The view from Kuelap, Peru.
Access to the spectacular pre-Inca ruins of Kuelap is set for a giant leap once a cable car service opens next year, but locals face being bypassed and could lose their livelihoods. The view from Kuelap, Peru.


“It’s unique in the world. It’s the biggest city built in stone in the pre-Columbian era in South America and it’s three times older than Machu Picchu.”
That’s Jose Llaja, from Chachapoyas Backpackers, talking about a pre-Inca city, Kuelap, built on a mountain-top 3,000 metres above sea level in northern Peru’s cloud forest. It’s a panoramic, breathtaking view of jungle-clad mountains and hills but to get up there involves a steep 9km hike or a winding, unpaved road.
That’s set to change now that long-mooted plans for a cable car are finally going ahead. The government has contracted a French-Peruvian consortium and it is scheduled to open early next year.
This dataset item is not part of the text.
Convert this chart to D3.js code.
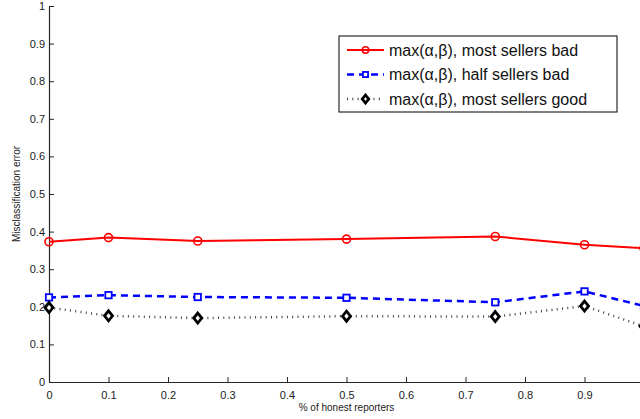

A boy in Maria village, near Kuelap, where people fear losing their tourist income when the cable car is built.
According to a promotional video, the new route will involve a 3.5km car journey from the village of Tingo Nuevo to the cable car, which will run for 4km up to Kuelap and take less than 20 minutes. That will be much quicker than a 3-4 hour hike or an hour and a half on the unpaved road.
Kuelap is believed to have been built between the sixth and 16th centuries by the Chachapoyas culture. Extending for six hectares, it includes over 400 round houses and a 20 metre-high wall running for 1.5km.
Although most houses don’t reach above door height, Kuelap is considered one of Peru’s most significant archaeological sites after Machu Picchu. And at just 15 soles (£3) to enter, compared with US$63 (£40) for the iconic Inca citadel, plus an estimated 20 soles (£4) for the cable car, it’s excellent value.
Peru’s president, Ollanta Humala, has said the new cable car could make Kuelap a “second Machu Picchu”, and some Peruvians are optimistic about the boost it will give to the Amazonas region.
Last year, Kuelap received 41,000 visitors, but the director of trade and tourism for the Amazonas, Segundo Mori, says 100,000 people could come once the cable car is operating. “Kuelap really is fabulous,” he says. “It’s logical this will improve tourism in the region.”
For Rob Dover, an Englishman who lives in the nearby town of Chachapoyas, Kuelap is “magnificent, gob-smacking”. He notes that the site’s lack of development is a strong factor in its appeal: “A lot of the houses are still covered in forest, but that adds to its charm.”
Kuelap
Others are concerned about the cable car’s impact on local people whose livelihoods are derived from the site. Visitors taking the cable car up the mountain will bypass villages offering accommodation, restaurants and crafts.
“They won’t come this way anymore,” says Claudina Lopez, from Hospedaje El Torreon hotel in the village of Maria.
“What benefits will this bring them?” asks Oscar Arte, from the Estancia El Chillo, a nearby hacienda offering rooms and a restaurant. “It will bring absolutely none. The villages will die.”